Friday, March 3, 2023

Censored Redacted Bleep

Censored Redacted Bleep

A Modest Proposal

 

I call your attention to Rick Perry’s “N*****head Rock” scandal, which blew over, along with Rick Perry’s candidacy. I don’t think that Perry himself was racist, exactly; that dishonor goes to the landscape he inhabits. (Literally the landscape, with a slur painted upon a rock.) His insensitivity wasn’t specifically racist; he’s insensitive in general. He may or may not be a racist, but he’s definitely a jerk.

 It comes down to manners. In general it is prudent to not insult random strangers gratuitously; or, at least, not strangers who count. When people who didn’t count start to count, then suddenly some words reveal meanings previously ignored in polite company.

 This reminds me of a comment by Bertrand Russell, to the effect that ‘national character’ is really a description of that nation’s dominant political class; so that after any important political change, the national character will change too. Well, which slurs may be painted on rocks is part of the national character.

 Part of the problem is that slurs, insults, obscenities and other naughty words operate at a pre-rational level. People react whether they want to or not. Therefore we should rarely talk that way, partly in compassion for the mere humanity of our neighbors, and partly as strategic thrift in the use of a powerful weapon.

Another part of the problem is that you can’t talk about a naughty word without using the naughty word...

 ... or can you?

I have a modest proposal; that we use the word “bleep” as an all-purpose obscenity.
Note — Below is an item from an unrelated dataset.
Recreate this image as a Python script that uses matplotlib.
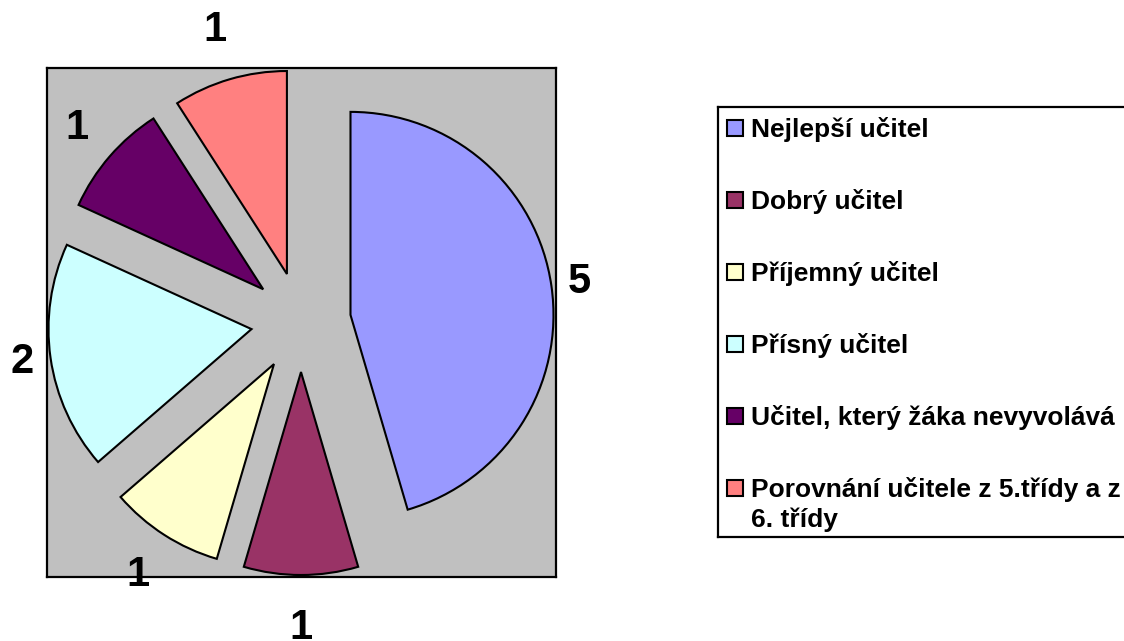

Also “censored”, “suppressed”, “redacted”, “expletive deleted”, and so on. The idea is that censorship itself is an obscenity; it is inherently shameful; and therefore it and related words should themselves be considered vile cuss words, and used accordingly. For instance, I can refer to Perry’s rock as “Bleephead Rock”, and thus refer to the word (bleeped out above) without speaking it. 

“Bleep” has relatives and derivatives; censoring, redacter, bleepy, suppressed, and so on. Define them all as universally offensive. They comprise all slurs, especially the violent ones; and all gross-out references to body functions and body parts. Since these are generic cusswords, they leave their vileness up to the listener’s own filthy imagination.

 You may think that ‘bleep’ is just a censorious euphemism; and indeed part of its purpose is to enable us to discuss the ‘real’ cusswords without feeling their emotional effect. So ‘bleep’ is safe cussing. An ordinary dirty word is to ‘bleep’ as a bleep is to a bleep in a condom!

But I think that ‘bleep’ has real potential as a cussword in its own right. As Mark Twain noted, it’s not the words but the music. If you truly project ‘bleep’, then you get to be both a critic of hypocritical censorship, and a hypocritical censor! A bleeping win-win!

 Best of all, you can’t bleep out ‘bleep’; because if you bleep out a bleep, then all you get is… another bleeping bleep!

 Aw, expurgated! The suppressed redacter is all censored up! Expletive deleted!

 See how easy it is? And as for Perry... he can go bleep my classified!